Building bridges is much more difficult and much more messy. It is dirty. It is anything but safe. But, it is what we must do. For Christians, we are called to be “in the world, but not of the world.” What does that mean? It means that we, like Jesus and the Apostles, and the early church, are given the commission to go out into the culture to build bridges. The primary bridge-building materials should be love, grace, and truth. All three are equally necessary. Unfortunately, many Christians today want to hammer out a bridge with materials long on truth and very short (if they exist at all) on love and grace. It should not be surprising that bridges will never be built to unbelievers when our attitudes, actions, and words scream truth, but fail to proclaim love and grace.
This principle was brought home to me after listening to a story from Christian Comedian Chonda Pierce at a recent Baptist Convention of New Mexico Evangelism Conference earlier this week. Chonda shared that she had been invited to be a guest on The Wanda Sykes Show. Following her appearance, Chonda shared that she had received the most hateful, vile letters and emails ever — from CHRISTIANS! Why? Because Chonda actually deigned to sit down and talk with a black lesbian. To top it off, Wanda told Chonda at the conclusion of their time together that she (Chonda) was the first Christian who had ever been nice to her. Wow! What a sad commentary on those Christians who had previously interacted with Wanda.

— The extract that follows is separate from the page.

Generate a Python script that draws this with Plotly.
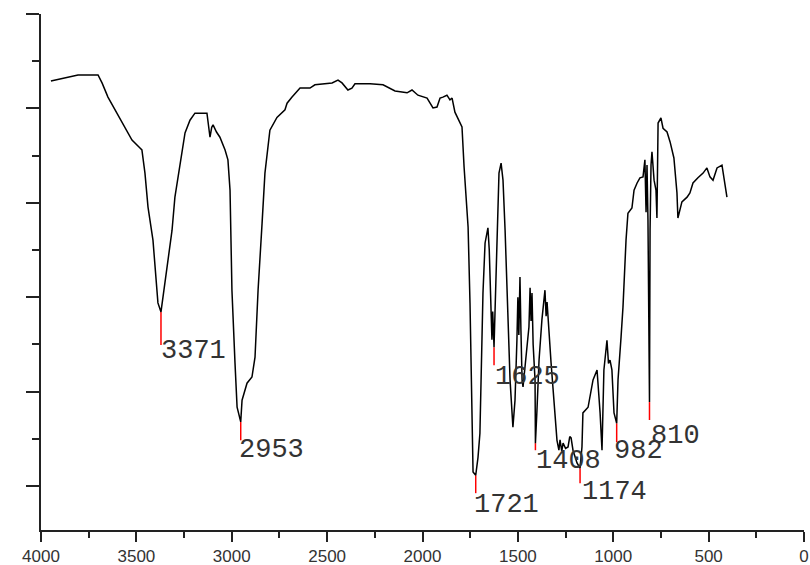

I wish I could say that I am surprised, but I am not. It seems that far too many Christians do not exhibit a Christ-like love toward their neighbors. We must think that Jesus included an “opt-out” provision in that whole “love your neighbor” bit, but the parable of the Good Samaritan (Luke 10:25-37) does not allow for that kind of unloving attitude. Just like the lawyer (why is it always a lawyer?), we try to justify ourselves in avoiding loving our neighbor. We will love our neighbor if he or she looks, believes, and acts just like us. But, we would rather ignore — or even hate — those neighbors who are the least bit different from us. Jesus called the lawyer to task at the end of the parable when He said:
Which of these three, do you think, proved to be a neighbor to the man who fell among the robbers?” He said, “The one who showed him mercy.” And Jesus said to him, “You go, and do likewise.”
In 2014, what does it mean to “go, and do likewise with that undaunting purpose so well-befitting manhood?” It may not mean accepting an invitation to attend a same-sex wedding, although it could entail eating with your openly gay neighbor. It might mean sitting down and talking with a lesbian talk show host or being open to eat with President Obama were the invitations ever to come. Of course, that will mean that we embark on a bridge-building mission, not content to stay in our bubble. Who is your neighbor? Or, rather, who isn’t your neighbor? How you answer those two questions will determine whether you will build bridges or expand bubbles.